**Supplied data:**
____________________

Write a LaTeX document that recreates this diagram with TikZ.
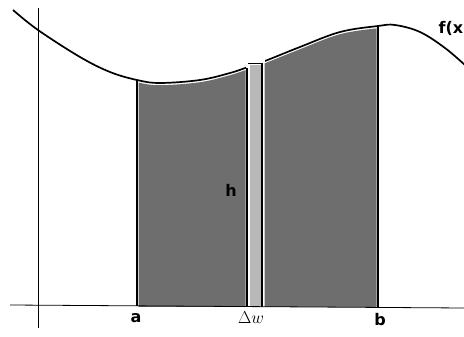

____________________

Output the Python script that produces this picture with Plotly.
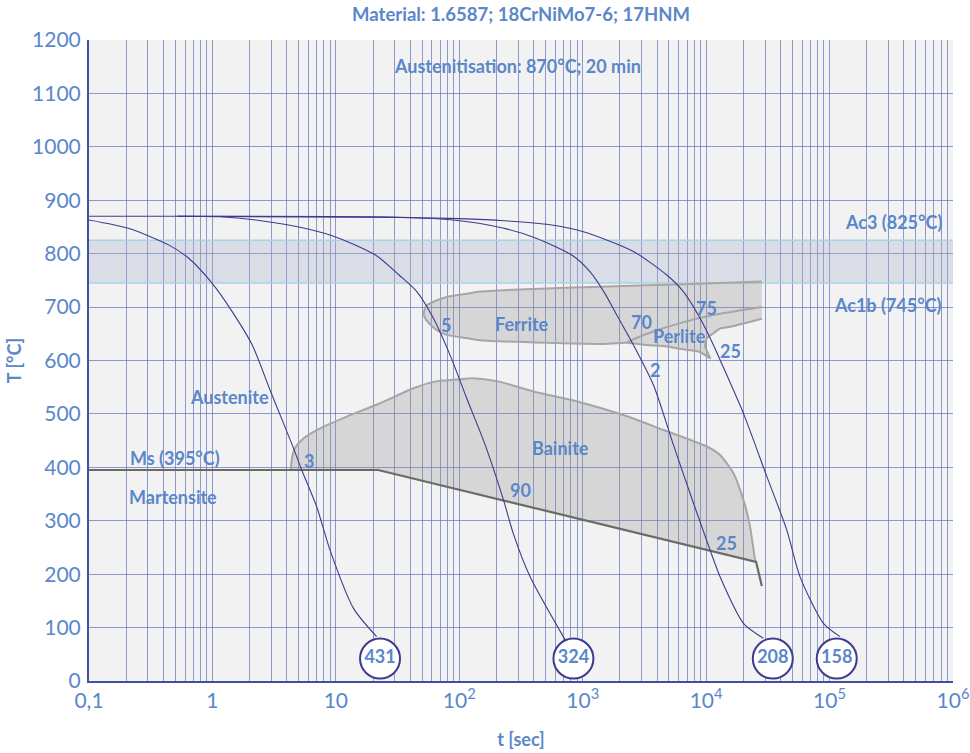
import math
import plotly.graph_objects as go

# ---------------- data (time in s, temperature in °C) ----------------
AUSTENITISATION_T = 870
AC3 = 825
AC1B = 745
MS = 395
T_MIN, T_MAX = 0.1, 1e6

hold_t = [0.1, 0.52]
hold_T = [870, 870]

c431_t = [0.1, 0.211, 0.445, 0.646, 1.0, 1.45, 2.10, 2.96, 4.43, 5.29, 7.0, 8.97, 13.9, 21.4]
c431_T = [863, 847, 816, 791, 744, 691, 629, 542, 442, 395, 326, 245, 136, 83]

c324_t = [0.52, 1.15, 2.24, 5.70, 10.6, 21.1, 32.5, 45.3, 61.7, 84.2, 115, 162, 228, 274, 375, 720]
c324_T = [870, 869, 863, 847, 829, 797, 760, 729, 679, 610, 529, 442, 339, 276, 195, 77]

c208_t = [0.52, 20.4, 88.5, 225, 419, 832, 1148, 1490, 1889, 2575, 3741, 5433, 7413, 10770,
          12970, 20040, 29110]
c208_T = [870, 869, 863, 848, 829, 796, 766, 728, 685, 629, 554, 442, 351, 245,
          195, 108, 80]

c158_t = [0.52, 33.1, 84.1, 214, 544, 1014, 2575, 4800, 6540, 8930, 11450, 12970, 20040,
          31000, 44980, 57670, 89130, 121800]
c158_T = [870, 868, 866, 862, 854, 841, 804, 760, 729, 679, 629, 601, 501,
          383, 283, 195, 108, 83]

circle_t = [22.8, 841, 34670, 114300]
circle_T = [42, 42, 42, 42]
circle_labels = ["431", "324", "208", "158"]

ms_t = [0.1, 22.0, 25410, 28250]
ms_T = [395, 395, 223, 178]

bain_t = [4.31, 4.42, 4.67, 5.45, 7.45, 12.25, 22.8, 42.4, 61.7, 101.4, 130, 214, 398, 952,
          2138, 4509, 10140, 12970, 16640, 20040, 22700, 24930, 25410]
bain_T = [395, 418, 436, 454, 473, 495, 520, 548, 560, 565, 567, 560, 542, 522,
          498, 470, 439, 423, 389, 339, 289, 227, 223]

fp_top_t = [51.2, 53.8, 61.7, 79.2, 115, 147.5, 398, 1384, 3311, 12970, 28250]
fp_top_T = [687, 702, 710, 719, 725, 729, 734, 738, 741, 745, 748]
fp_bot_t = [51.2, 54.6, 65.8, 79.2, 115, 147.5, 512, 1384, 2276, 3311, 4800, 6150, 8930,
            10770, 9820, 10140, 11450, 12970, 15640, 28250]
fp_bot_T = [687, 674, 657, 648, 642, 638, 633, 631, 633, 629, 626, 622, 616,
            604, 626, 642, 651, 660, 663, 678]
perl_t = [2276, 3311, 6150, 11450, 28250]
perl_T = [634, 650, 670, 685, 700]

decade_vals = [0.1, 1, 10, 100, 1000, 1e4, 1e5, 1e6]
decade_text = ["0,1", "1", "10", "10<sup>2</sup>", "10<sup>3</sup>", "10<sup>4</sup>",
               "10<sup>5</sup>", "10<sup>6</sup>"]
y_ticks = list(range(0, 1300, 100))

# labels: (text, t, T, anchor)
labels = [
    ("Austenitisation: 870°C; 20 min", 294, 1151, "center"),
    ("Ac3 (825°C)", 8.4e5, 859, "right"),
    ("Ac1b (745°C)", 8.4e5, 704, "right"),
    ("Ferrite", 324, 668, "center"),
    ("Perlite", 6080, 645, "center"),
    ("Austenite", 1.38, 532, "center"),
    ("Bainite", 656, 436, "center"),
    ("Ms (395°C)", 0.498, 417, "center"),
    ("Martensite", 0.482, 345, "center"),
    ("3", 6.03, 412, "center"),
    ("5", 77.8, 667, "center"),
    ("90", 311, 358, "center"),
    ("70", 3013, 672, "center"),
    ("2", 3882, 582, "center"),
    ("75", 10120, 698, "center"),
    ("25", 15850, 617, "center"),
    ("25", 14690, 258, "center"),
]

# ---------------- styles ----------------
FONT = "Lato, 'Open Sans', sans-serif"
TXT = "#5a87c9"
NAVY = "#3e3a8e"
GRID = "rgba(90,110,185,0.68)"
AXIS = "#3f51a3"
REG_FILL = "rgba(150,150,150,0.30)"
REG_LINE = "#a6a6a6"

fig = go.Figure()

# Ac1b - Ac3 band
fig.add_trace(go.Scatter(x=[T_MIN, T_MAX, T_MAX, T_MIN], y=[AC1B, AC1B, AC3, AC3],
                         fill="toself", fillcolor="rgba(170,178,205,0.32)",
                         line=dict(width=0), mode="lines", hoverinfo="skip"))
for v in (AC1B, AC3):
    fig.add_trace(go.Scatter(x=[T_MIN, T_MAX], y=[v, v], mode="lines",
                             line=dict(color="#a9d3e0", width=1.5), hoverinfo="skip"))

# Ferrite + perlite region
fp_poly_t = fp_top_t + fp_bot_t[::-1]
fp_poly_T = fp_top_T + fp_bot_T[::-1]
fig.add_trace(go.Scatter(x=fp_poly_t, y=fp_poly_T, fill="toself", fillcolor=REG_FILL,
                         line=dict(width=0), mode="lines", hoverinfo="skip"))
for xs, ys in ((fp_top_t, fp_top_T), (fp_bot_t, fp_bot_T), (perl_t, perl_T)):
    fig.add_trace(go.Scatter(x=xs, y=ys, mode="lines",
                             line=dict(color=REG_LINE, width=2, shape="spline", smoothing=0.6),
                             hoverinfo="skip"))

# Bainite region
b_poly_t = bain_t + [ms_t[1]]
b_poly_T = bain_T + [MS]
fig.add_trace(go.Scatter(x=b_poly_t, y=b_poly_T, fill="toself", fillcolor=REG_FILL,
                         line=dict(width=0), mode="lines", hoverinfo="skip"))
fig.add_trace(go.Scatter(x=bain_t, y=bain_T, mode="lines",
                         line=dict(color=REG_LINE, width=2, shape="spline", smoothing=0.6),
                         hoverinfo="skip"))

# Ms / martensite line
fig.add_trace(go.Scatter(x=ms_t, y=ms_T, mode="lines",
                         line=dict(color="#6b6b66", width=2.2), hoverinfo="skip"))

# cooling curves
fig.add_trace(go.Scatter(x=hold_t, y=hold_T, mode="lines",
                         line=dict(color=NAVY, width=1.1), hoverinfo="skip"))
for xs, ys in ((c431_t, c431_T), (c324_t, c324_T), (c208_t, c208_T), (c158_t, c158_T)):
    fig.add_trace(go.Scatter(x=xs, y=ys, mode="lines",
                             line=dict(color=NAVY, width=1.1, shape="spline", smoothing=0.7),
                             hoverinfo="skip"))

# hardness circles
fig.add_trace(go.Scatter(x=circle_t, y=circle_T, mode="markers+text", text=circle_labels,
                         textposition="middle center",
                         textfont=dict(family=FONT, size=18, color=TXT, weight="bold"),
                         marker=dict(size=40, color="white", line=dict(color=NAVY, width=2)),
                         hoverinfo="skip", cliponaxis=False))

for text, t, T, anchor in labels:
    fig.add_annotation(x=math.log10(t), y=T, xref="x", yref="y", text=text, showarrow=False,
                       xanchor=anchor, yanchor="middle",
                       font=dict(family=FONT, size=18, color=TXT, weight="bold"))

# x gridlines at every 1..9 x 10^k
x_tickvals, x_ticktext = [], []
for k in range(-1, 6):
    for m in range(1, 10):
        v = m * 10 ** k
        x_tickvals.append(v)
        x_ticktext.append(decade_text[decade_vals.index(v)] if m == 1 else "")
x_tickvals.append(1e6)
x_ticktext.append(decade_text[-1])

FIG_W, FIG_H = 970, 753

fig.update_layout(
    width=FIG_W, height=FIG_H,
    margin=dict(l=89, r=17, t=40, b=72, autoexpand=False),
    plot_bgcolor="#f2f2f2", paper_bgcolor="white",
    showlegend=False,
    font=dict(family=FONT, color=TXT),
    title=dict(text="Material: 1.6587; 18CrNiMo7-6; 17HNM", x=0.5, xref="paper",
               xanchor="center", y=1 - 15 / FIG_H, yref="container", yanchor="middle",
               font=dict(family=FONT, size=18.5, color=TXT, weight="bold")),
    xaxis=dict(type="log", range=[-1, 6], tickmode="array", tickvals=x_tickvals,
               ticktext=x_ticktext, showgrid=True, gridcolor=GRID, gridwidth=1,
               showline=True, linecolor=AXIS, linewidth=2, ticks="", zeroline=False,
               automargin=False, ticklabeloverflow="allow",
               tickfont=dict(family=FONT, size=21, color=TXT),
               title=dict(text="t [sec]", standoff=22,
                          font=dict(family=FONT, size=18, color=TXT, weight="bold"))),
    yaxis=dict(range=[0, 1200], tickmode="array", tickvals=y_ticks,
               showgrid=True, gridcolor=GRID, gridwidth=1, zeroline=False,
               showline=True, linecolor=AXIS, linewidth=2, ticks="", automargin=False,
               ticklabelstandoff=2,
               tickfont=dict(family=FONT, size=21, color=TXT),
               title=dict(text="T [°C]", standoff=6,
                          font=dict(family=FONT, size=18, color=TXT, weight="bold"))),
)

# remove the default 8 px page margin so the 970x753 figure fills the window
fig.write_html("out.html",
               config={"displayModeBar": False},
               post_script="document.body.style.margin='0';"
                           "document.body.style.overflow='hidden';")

____________________

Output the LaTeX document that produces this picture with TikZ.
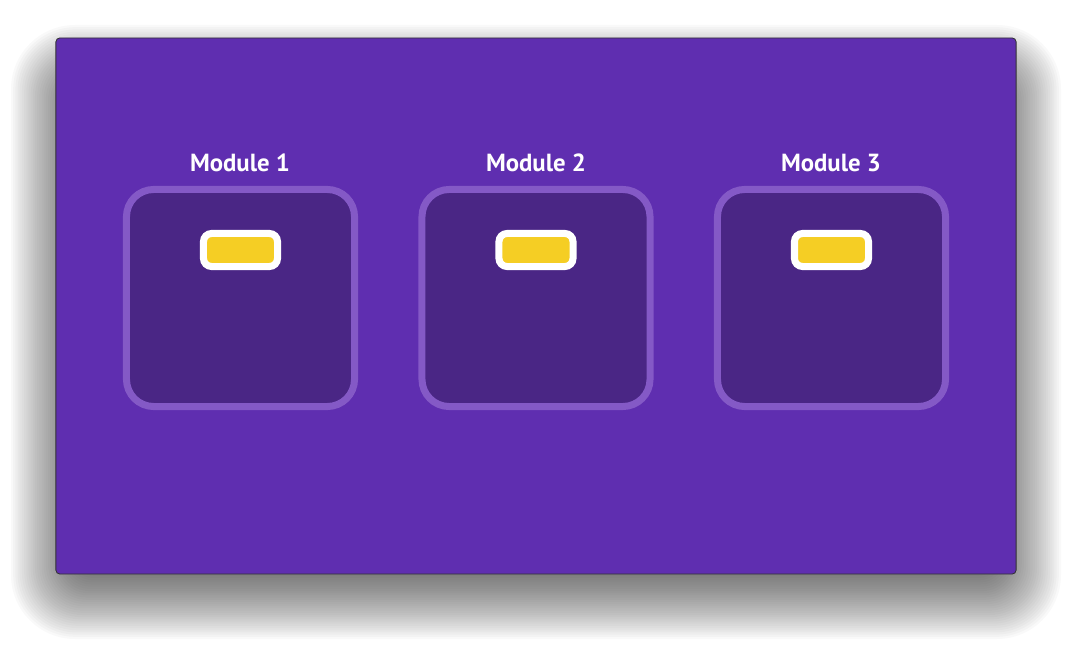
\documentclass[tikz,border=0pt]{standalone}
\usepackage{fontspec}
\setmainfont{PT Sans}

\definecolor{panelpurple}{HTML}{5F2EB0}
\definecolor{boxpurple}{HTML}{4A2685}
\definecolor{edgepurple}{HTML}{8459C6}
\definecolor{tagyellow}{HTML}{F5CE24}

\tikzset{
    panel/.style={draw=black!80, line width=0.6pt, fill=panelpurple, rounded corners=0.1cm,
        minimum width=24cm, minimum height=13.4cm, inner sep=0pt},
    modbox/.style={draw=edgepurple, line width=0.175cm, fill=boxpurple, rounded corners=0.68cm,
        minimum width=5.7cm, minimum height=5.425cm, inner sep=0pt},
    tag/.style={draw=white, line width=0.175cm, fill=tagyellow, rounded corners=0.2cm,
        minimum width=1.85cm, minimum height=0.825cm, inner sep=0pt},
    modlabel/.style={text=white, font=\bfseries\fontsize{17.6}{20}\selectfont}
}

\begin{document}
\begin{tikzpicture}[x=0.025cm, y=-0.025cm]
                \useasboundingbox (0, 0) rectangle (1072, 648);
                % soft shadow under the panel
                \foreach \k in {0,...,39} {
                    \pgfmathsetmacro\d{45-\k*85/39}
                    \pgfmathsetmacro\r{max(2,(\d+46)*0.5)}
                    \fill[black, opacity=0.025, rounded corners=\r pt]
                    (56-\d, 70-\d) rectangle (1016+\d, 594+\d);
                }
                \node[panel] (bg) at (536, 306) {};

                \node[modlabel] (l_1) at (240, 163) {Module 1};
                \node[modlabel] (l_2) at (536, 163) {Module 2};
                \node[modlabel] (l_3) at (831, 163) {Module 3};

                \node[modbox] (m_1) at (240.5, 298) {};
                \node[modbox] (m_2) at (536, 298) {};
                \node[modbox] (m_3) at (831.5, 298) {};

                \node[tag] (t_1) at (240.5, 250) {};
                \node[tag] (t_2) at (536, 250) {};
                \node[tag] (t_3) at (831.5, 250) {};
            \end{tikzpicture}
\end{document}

____________________

**Written request:**
From the listing above, restate verbatim the lines running from the one with "Output the LaTeX" through the one with "at (831.5, 298)", inclusive, but not the pictures.

**Exercise response:**
Output the LaTeX document that produces this picture with TikZ.
\documentclass[tikz,border=0pt]{standalone}
\usepackage{fontspec}
\setmainfont{PT Sans}

\definecolor{panelpurple}{HTML}{5F2EB0}
\definecolor{boxpurple}{HTML}{4A2685}
\definecolor{edgepurple}{HTML}{8459C6}
\definecolor{tagyellow}{HTML}{F5CE24}

\tikzset{
    panel/.style={draw=black!80, line width=0.6pt, fill=panelpurple, rounded corners=0.1cm,
        minimum width=24cm, minimum height=13.4cm, inner sep=0pt},
    modbox/.style={draw=edgepurple, line width=0.175cm, fill=boxpurple, rounded corners=0.68cm,
        minimum width=5.7cm, minimum height=5.425cm, inner sep=0pt},
    tag/.style={draw=white, line width=0.175cm, fill=tagyellow, rounded corners=0.2cm,
        minimum width=1.85cm, minimum height=0.825cm, inner sep=0pt},
    modlabel/.style={text=white, font=\bfseries\fontsize{17.6}{20}\selectfont}
}

\begin{document}
\begin{tikzpicture}[x=0.025cm, y=-0.025cm]
                \useasboundingbox (0, 0) rectangle (1072, 648);
                % soft shadow under the panel
                \foreach \k in {0,...,39} {
                    \pgfmathsetmacro\d{45-\k*85/39}
                    \pgfmathsetmacro\r{max(2,(\d+46)*0.5)}
                    \fill[black, opacity=0.025, rounded corners=\r pt]
                    (56-\d, 70-\d) rectangle (1016+\d, 594+\d);
                }
                \node[panel] (bg) at (536, 306) {};

                \node[modlabel] (l_1) at (240, 163) {Module 1};
                \node[modlabel] (l_2) at (536, 163) {Module 2};
                \node[modlabel] (l_3) at (831, 163) {Module 3};

                \node[modbox] (m_1) at (240.5, 298) {};
                \node[modbox] (m_2) at (536, 298) {};
                \node[modbox] (m_3) at (831.5, 298) {};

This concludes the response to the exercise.